When faced with declining readership, publishing's default is to look at the product: better covers, more diverse stories, books that feel relevant to young readers' lives, which are all important and not wrong, but they're not sufficient on their own because the problem isn't just about what's being published, it's about the entire ecosystem around reading, and that ecosystem is under pressure from multiple directions simultaneously.
Screen time is the obvious one, and it's real, but it's also more complicated than the simple narrative of smartphones eating books. The NLT data shows that children who don't enjoy reading still choose to engage with song lyrics, news articles, fan fiction and comics in their free time, which means the appetite for words and stories hasn't disappeared, it's just found different formats. Bridging that gap isn't something a publisher, a school or a library can do alone.
What consistently makes the difference is when multiple things happen at once: a teacher who reads aloud, a library that feels welcoming and accessible, a community bookshop that runs events, a parent or volunteer who reads with them at home, and access to material that genuinely reflects their interests and their world. When those things converge, the data shows better outcomes, and when they don't, all the well-intentioned individual effort in the world tends to disappear into the gap.
The publishing industry's long-term health depends entirely on people who grow up believing that reading is something they do because they want to, not because they're told to.
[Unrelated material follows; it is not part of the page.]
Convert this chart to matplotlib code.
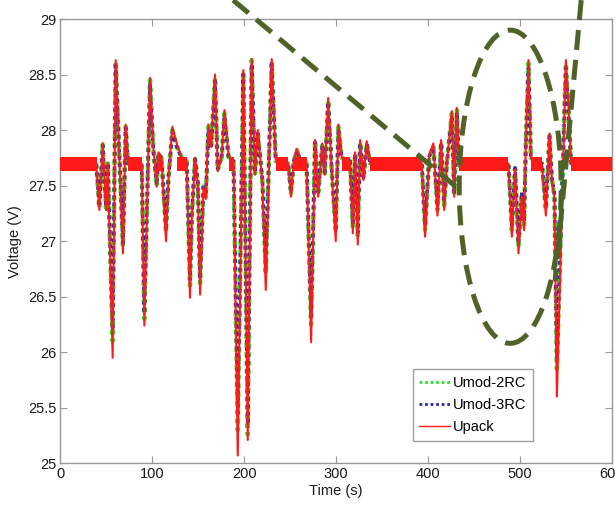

Every child who leaves primary school having decided that books aren't for them is a reader the industry is unlikely to win back, and the current trajectory suggests there are a great many of those children.
The AI conversation in publishing is moving fast, and it should be, but it needs to sit alongside this one, because the most sophisticated content ecosystem in the world is considerably less valuable if the audience it's designed for has already decided reading isn't part of their life. Technology can personalise, distribute and create formats that meet readers where they are, but it can't manufacture the habit of reading in a child who's never been given the conditions to fall in love with it.
That requires people, places and sustained investment. It requires publishers, bookshops, libraries, schools, charities and businesses to see themselves as part of the same project rather than operating in parallel. It requires the conversation about the future of reading to happen alongside the conversation about the future of publishing, not separately from it.
The reading crisis is real, the data's been clear for twenty years, and the solution is collective. I don’t think that’s a complicated conclusion, it would just be great now if the industry would act on it at the scale it requires.